In Defense of Taylor Swift’s Genius on The Tortured Poets Department

Ryner Lai
4 min readApr 23, 2024
Source: Taylor Swift

To be a poet means to abide by the rules of poetry: your lines must be short and concise and yet be able to conjure worlds and evoke feelings. Of course, one could always decide that they would rather tell a fuller story with all the juicy details. However, when that happens, that person ceases to be a poet and instead becomes a novelist.

To write a pop song is just as constricting. Just like poetry, your lines must be short and concise and be able to conjure worlds and evoke feelings. Even more stiflingly, you would need to stick to the almost unbendingly rigid format of “verse — pre-chorus — chorus — verse — bridge — chorus — end” of the modern pop song.

Imagine that you have a rich story to tell, an inner life to unfold, people and places you want to explore. Before you even put pen to paper, you have it all thought out. And then you begin to write from the place of deep clarity within your head. However, there is just one problem. The reader approaches your work with a blank slate. They don’t know about the hours of internal wrestling you engaged in. So they judge each word as it comes, filtered through their own experiences.

It is a miracle that even a quarter of your message gets through.

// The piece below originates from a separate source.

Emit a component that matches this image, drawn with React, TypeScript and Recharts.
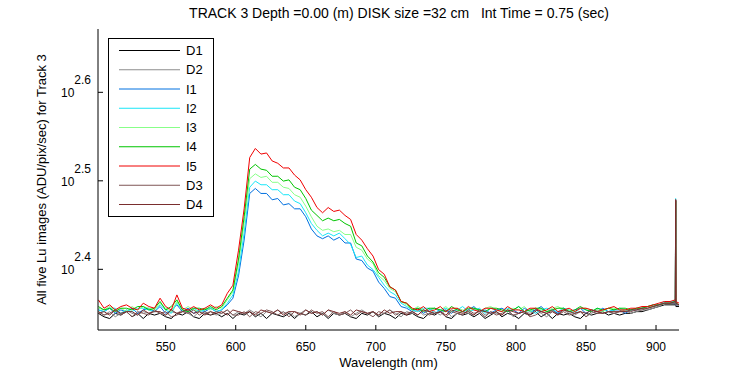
import React from "react";
import { LineChart, Line, XAxis, YAxis } from "recharts";

const FONT = "'Liberation Sans', Arial, Helvetica, sans-serif";

// wavelength grid (nm)
const wavelength = [
  502, 506, 510, 514, 518, 522, 526, 530, 534, 538, 542, 546, 550, 554, 558, 562, 566, 570, 574, 578,
  582, 586, 590, 594, 598, 602, 606, 610, 614, 618, 622, 626, 630, 634, 638, 642, 646, 650, 654, 658,
  662, 666, 670, 674, 678, 682, 686, 690, 694, 698, 702, 706, 710, 714, 718, 722, 726, 730, 734, 738,
  742, 746, 750, 754, 758, 762, 766, 770, 774, 778, 782, 786, 790, 794, 798, 802, 806, 810, 814, 818,
  822, 826, 830, 834, 838, 842, 846, 850, 854, 858, 862, 866, 870, 874, 878, 882, 886, 890, 894, 898,
  902, 906, 910, 913.8, 914, 914.2, 916.4,
];

const seriesNames = ["D1", "D2", "I1", "I2", "I3", "I4", "I5", "D3", "D4"];
const seriesColors = ["#000000", "#8c8c8c", "#0070e0", "#18e6f8", "#88ff88", "#00c400", "#f00000", "#7f5656", "#7a2e2e"];

// ADU/pix/sec
const d1 = [
  224, 222, 221, 224, 223, 225, 222, 224, 221, 224, 223, 224, 222, 221, 224, 223, 225, 222, 221, 224, 223, 224,
  222, 224, 221, 224, 223, 225, 222, 224, 221, 224, 223, 222, 224, 221, 224, 223, 225, 222, 224, 221, 224, 223, 224, 222, 221, 224, 223, 225, 222, 224, 223, 221, 224, 223,
  224, 222, 221, 224, 223, 225, 222, 221, 224, 223, 224, 222, 224, 221, 223, 225, 222, 224, 223, 221, 224, 223, 225, 222, 224, 221, 224, 223, 224, 222, 221, 224, 223, 224, 225, 223, 224, 223, 224, 224, 225, 225, 226, 227, 228, 229,
  229, 229, 300, 228, 228,
];
const d2 = [
  225, 223, 225, 222, 224, 226, 224, 223, 225, 224, 226, 224, 223, 225, 224, 226, 224, 222, 225, 224, 225, 223,
  224, 226, 223, 225, 224, 226, 224, 222, 225, 224, 226, 224, 225, 222, 224, 226, 224, 225, 223, 226, 224, 223, 225, 222, 224, 226, 224, 225, 223, 224, 226, 224, 222, 225,
  224, 226, 223, 224, 225, 223, 226, 222, 224, 225, 224, 223, 226, 223, 225, 224, 223, 226, 222, 224, 225, 224, 226, 224, 222, 225, 224, 226, 224, 223, 225, 222, 224, 226, 224, 225, 224, 225, 226, 224, 225, 226, 226, 227, 228, 230,
  230, 230, 301, 229, 229,
];
const i1 = [
  226, 225, 227, 224, 226, 225, 227, 224, 226, 227, 225, 228, 224, 226, 229, 225, 227, 224, 226, 225, 227, 225,
  226, 229, 233, 247, 271, 306, 310, 306, 306, 301, 302, 297, 298, 294, 294, 288, 279, 274, 272, 274, 271, 273, 269, 269, 258, 257, 252, 250, 243, 239, 234, 233, 228, 227,
  225, 227, 224, 226, 227, 225, 226, 224, 227, 225, 226, 228, 225, 226, 224, 226, 227, 225, 226, 224, 227, 225, 226, 228, 225, 226, 224, 227, 225, 226, 227, 224, 226, 225, 227, 225, 226, 226, 224, 226, 226, 227, 228, 228, 229, 230,
  230, 230, 301, 229, 229,
];
const i2 = [
  226, 225, 227, 227, 224, 226, 225, 227, 227, 226, 225, 229, 226, 224, 230, 226, 225, 227, 225, 226, 227, 225,
  226, 230, 235, 250, 276, 311, 316, 313, 313, 309, 309, 305, 305, 300, 298, 291, 283, 278, 274, 276, 274, 276, 272, 268, 259, 260, 254, 251, 246, 241, 237, 235, 230, 228,
  226, 225, 227, 227, 224, 226, 227, 225, 226, 228, 225, 226, 227, 224, 227, 226, 225, 227, 226, 228, 225, 226, 224, 226, 227, 226, 225, 227, 226, 224, 227, 226, 225, 227, 226, 225, 226, 227, 226, 226, 227, 227, 228, 229, 229, 231,
  231, 231, 302, 230, 229,
];
const i3 = [
  227, 226, 228, 226, 227, 225, 228, 226, 228, 227, 226, 230, 227, 225, 231, 226, 228, 226, 225, 227, 226, 228,
  227, 232, 237, 255, 283, 318, 322, 319, 320, 315, 315, 311, 310, 305, 303, 296, 288, 281, 278, 279, 277, 278, 275, 275, 266, 264, 258, 255, 247, 244, 239, 237, 231, 229,
  226, 228, 226, 225, 227, 226, 228, 225, 227, 226, 225, 227, 225, 227, 228, 226, 225, 226, 227, 226, 228, 225, 227, 226, 225, 227, 228, 226, 226, 225, 227, 227, 226, 226, 225, 227, 227, 226, 226, 226, 227, 227, 228, 228, 229, 230,
  230, 231, 300, 230, 229,
];
const i4 = [
  228, 226, 227, 225, 227, 227, 226, 228, 228, 226, 227, 231, 226, 228, 232, 226, 225, 227, 227, 226, 228, 226,
  228, 233, 238, 258, 288, 326, 330, 326, 325, 320, 320, 316, 317, 311, 309, 302, 293, 289, 285, 287, 285, 286, 283, 281, 269, 267, 260, 256, 249, 246, 240, 238, 231, 230,
  226, 227, 225, 227, 227, 226, 225, 228, 226, 225, 227, 227, 226, 225, 227, 227, 226, 225, 226, 228, 225, 226, 227, 227, 225, 226, 227, 227, 225, 226, 228, 226, 225, 227, 226, 227, 226, 227, 227, 226, 227, 227, 228, 229, 229, 230,
  230, 231, 300, 230, 229,
];
const i5 = [
  232, 227, 229, 226, 228, 229, 227, 226, 230, 228, 227, 233, 228, 226, 235, 227, 226, 228, 226, 227, 229, 227,
  229, 236, 241, 264, 294, 336, 344, 339, 340, 333, 331, 327, 327, 321, 317, 309, 303, 295, 291, 295, 292, 293, 289, 286, 275, 271, 265, 260, 251, 248, 240, 238, 231, 230,
  227, 226, 228, 225, 226, 228, 225, 227, 227, 225, 228, 226, 225, 227, 227, 226, 225, 228, 226, 226, 225, 227, 227, 225, 226, 228, 225, 226, 227, 225, 227, 227, 226, 225, 226, 227, 228, 226, 226, 227, 227, 228, 228, 229, 230, 231,
  231, 232, 301, 231, 230,
];
const d3 = [
  225, 223, 224, 226, 223, 225, 222, 225, 224, 223, 226, 224, 225, 222, 223, 225, 224, 226, 223, 225, 223, 225,
  224, 226, 223, 223, 225, 222, 225, 224, 226, 225, 223, 225, 222, 225, 224, 223, 226, 224, 225, 222, 225, 223, 224, 226, 223, 225, 224, 222, 225, 224, 226, 223, 225, 224,
  225, 223, 226, 223, 224, 225, 222, 225, 224, 223, 226, 224, 225, 222, 225, 223, 224, 226, 223, 224, 225, 222, 223, 225, 224, 226, 223, 225, 223, 224, 225, 222, 225, 224, 224, 225, 224, 225, 225, 225, 226, 226, 227, 228, 229, 230,
  230, 230, 301, 229, 229,
];
const d4 = [
  224, 225, 223, 226, 224, 225, 225, 223, 226, 224, 225, 225, 223, 226, 224, 225, 226, 224, 225, 223, 225, 224,
  225, 223, 226, 225, 224, 225, 223, 226, 225, 224, 226, 223, 225, 225, 223, 226, 224, 225, 223, 226, 225, 224, 225, 223, 226, 225, 224, 225, 223, 226, 224, 225, 225, 223,
  225, 223, 226, 225, 224, 225, 223, 226, 225, 224, 225, 223, 226, 225, 224, 225, 223, 226, 225, 224, 225, 223, 226, 225, 224, 225, 223, 226, 225, 224, 225, 224, 226, 225, 224, 225, 225, 225, 225, 226, 226, 227, 227, 228, 229, 230,
  230, 231, 301, 230, 229,
];

const xTicks = [550, 600, 650, 700, 750, 800, 850, 900];
const yTickExponents = [2.4, 2.5, 2.6];
const xDomain = [501.7, 916.4];
const yDomain = [214.5, 469.4];

const titleText = "TRACK 3 Depth =0.00 (m) DISK size =32 cm   Int Time = 0.75 (sec)";
const xLabel = "Wavelength (nm)";
const yLabel = "All five Lu images (ADU/pix/sec) for Track 3";

const seriesValues = [d1, d2, i1, i2, i3, i4, i5, d3, d4];
const rows = wavelength.map((w, i) => {
  const r: Record<string, number> = { w };
  seriesNames.forEach((n, k) => {
    r[n] = seriesValues[k][i];
  });
  return r;
});
const yTicks = yTickExponents.map((e) => Math.pow(10, e));

function BottomTick({ x, y, payload }: any) {
  return (
    <g>
      <line x1={x} y1={y} x2={x} y2={y - 5} stroke="#000" />
      <text x={x} y={y + 21} textAnchor="middle" fontSize={12} fontFamily={FONT} fill="#000">
        {payload.value}
      </text>
    </g>
  );
}

function TopTick({ x, y }: any) {
  return <line x1={x} y1={y} x2={x} y2={y + 5} stroke="#000" />;
}

function LeftTick({ x, y, payload }: any) {
  const exp = Math.log10(payload.value).toFixed(1);
  return (
    <g>
      <line x1={x} y1={y} x2={x + 5} y2={y} stroke="#000" />
      <text x={x - 7} y={y + 5} textAnchor="end" fontSize={12} fontFamily={FONT} fill="#000">
        <tspan>10</tspan>
        <tspan dy={-13}>{exp}</tspan>
      </text>
    </g>
  );
}

function RightTick({ x, y }: any) {
  return <line x1={x} y1={y} x2={x - 5} y2={y} stroke="#000" />;
}

function LegendBox() {
  const rowH = 19.25;
  return (
    <svg width={107} height={180} style={{ position: "absolute", left: 108, top: 38 }}>
      <rect x={0.5} y={0.5} width={105} height={178} fill="#fff" stroke="#000" />
      {seriesNames.map((n, k) => (
        <g key={n}>
          <line x1={11} x2={72} y1={12.5 + k * rowH} y2={12.5 + k * rowH} stroke={seriesColors[k]} />
          <text x={78} y={17 + k * rowH} fontSize={13} fontFamily={FONT} fill="#000">
            {n}
          </text>
        </g>
      ))}
    </svg>
  );
}

export default function App() {
  return (
    <div style={{ position: "absolute", left: 0, top: 0, width: 750, height: 375, background: "#fff" }}>
      <LineChart width={750} height={375} data={rows} margin={{ top: 29, right: 71, bottom: 5, left: 28 }}>
        <XAxis
          dataKey="w"
          type="number"
          domain={xDomain}
          allowDataOverflow
          ticks={xTicks}
          height={40}
          tickSize={0}
          tickMargin={0}
          tickLine={false}
          axisLine={{ stroke: "#000" }}
          tick={BottomTick}
        />
        <XAxis
          xAxisId="top"
          orientation="top"
          dataKey="w"
          type="number"
          domain={xDomain}
          allowDataOverflow
          ticks={xTicks}
          height={0}
          tickSize={0}
          tickMargin={0}
          tickLine={false}
          axisLine={{ stroke: "#000" }}
          tick={TopTick}
        />
        <YAxis
          scale="log"
          type="number"
          domain={yDomain}
          allowDataOverflow
          ticks={yTicks}
          width={70}
          tickSize={0}
          tickMargin={0}
          tickLine={false}
          axisLine={{ stroke: "#000" }}
          tick={LeftTick}
        />
        <YAxis
          yAxisId="right"
          orientation="right"
          scale="log"
          type="number"
          domain={yDomain}
          allowDataOverflow
          ticks={yTicks}
          width={0}
          tickSize={0}
          tickMargin={0}
          tickLine={false}
          axisLine={{ stroke: "#000" }}
          tick={RightTick}
        />
        {seriesNames.map((n, k) => (
          <Line
            key={n}
            dataKey={n}
            type="linear"
            stroke={seriesColors[k]}
            strokeWidth={1}
            dot={false}
            isAnimationActive={false}
          />
        ))}
      </LineChart>
      <svg
        width={750}
        height={375}
        style={{ position: "absolute", left: 0, top: 0, pointerEvents: "none" }}
      >
        <text x={399} y={18} textAnchor="middle" fontSize={14} fontFamily={FONT} fill="#000" style={{ whiteSpace: "pre" }}>
          {titleText}
        </text>
        <text x={388.5} y={367} textAnchor="middle" fontSize={13} fontFamily={FONT} fill="#000">
          {xLabel}
        </text>
        <text
          x={46}
          y={179.5}
          textAnchor="middle"
          fontSize={13}
          fontFamily={FONT}
          fill="#000"
          transform="rotate(-90, 46, 179.5)"
        >
          {yLabel}
        </text>
      </svg>
      <LegendBox />
    </div>
  );
}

And this is precisely the conundrum that artists like Taylor Swift face. She has to set a scene, tell a story, make you feel invested, conjure wonder. And all this in just a few short lines, confined within the formidable format of the modern pop song. That she achieves any success at all is remarkable. For her work to resonate with millions in the way that her record-breaking Eras tour has done is a miracle.

So before we throw stones and find fault by plucking lines out of context and mocking them with abandon, it is important to understand that Taylor is laboring under a very intense, word-sparse discipline. Every time she opens a song, she has to very quickly and very skillfully bring you in on a feeling, a secret, a fleeting moment in time. All this before the typical 3 ½ minutes is up. And that is no easy feat.

“Corny” Lines

Taylor’s critics have jumped on a number of lines that seem almost absurd when taken out of context. For example, in the song “The Tortured Poets Department”, she writes:

You smoked then ate seven bars of chocolate
We declared Charlie Puth should be a bigger artist
I scratched your head, you fall asleep
Like a tattooed golden retriever

This verse is an easy target when taken in at a casual glance, but it takes on a different light in the instant world-building that the modern pop song demands. She is, in essence, creating an atmosphere of haze, laze, and abandon, where the mind wanders freely and sleep comes easy, and in this magical concoction, intimacy comes easy too.

Another oft-maligned line comes from the song “I Hate It Here”:

We would pick a decade
We wished we could live in instead of this
I’d say the 1830s but without all the racists and getting married off for the highest bid

Some immediately interpret this through the American prism, assuming that Taylor is fantasizing about a period before the Civil War. However, a wider look at the shaping of the world during that time would allow us to perhaps inch closer at what she is getting at. In her music video “Fortnight”, Taylor dons a Victorian dress, which was a period that began in the 1830s. The 1830s in Europe was when the music romantic era began to flourish in earnest and the ideas of the Enlightenment were reaching its fruition. For a cultural enthusiast, this would be an eye-opening time to visit political salons, watch the theater, and listen to Beethoven’s 9th symphony, only recently written. Therefore, Swift is likely evoking a moment in world history of wonder, the flourishing of progressive ideas, and the planting of the seeds that will shape our modern world.

Also, it is best to assume that anything “corny” that Taylor writes comes from a place of deep self-awareness. In the sorrow and the chaos that perfumes the world she creates in The Tortured Poets Department, her choice of supposed “corny” language such as the line “My friends all smell like weed or little babies” is likely to be self-effacing humor, just as lines in her previous songs have attested (ie, I’m just gonna shake it to the fella over there with the hella good hair; Guess I’ll just stumble home to my cats . . . alone; Hey kids, spelling is fun!)

A Period of Transition

Over the last few albums, Taylor has experimented with singing about fantasist revenge stories (No body, no crime), imagined love triangles (betty), dabbling in historical characters (the last great american dynasty), and singing brutally honest songs about the limits of her humanity (peace). In The Tortured Poets Department, Taylor is boldly experimenting with the breadth of her songwriting and is showing us all of its varied shades and hues — once again, within the suffocating limits of poetry and the modern pop song.

If she felt the need to use footnotes to explain every possibly offensive lyric, then she wouldn’t be a songwriter, she would be an academician. If she wanted to flesh out characters even more and let her pen just flow, she would be an author. Instead, she chose to be a songwriter, telling stories in less time than it takes for you to drink your morning coffee. That, at the very least, deserves recognition. To pull this off as yet another record-setting commercial success, we may very well conclude it’s genius.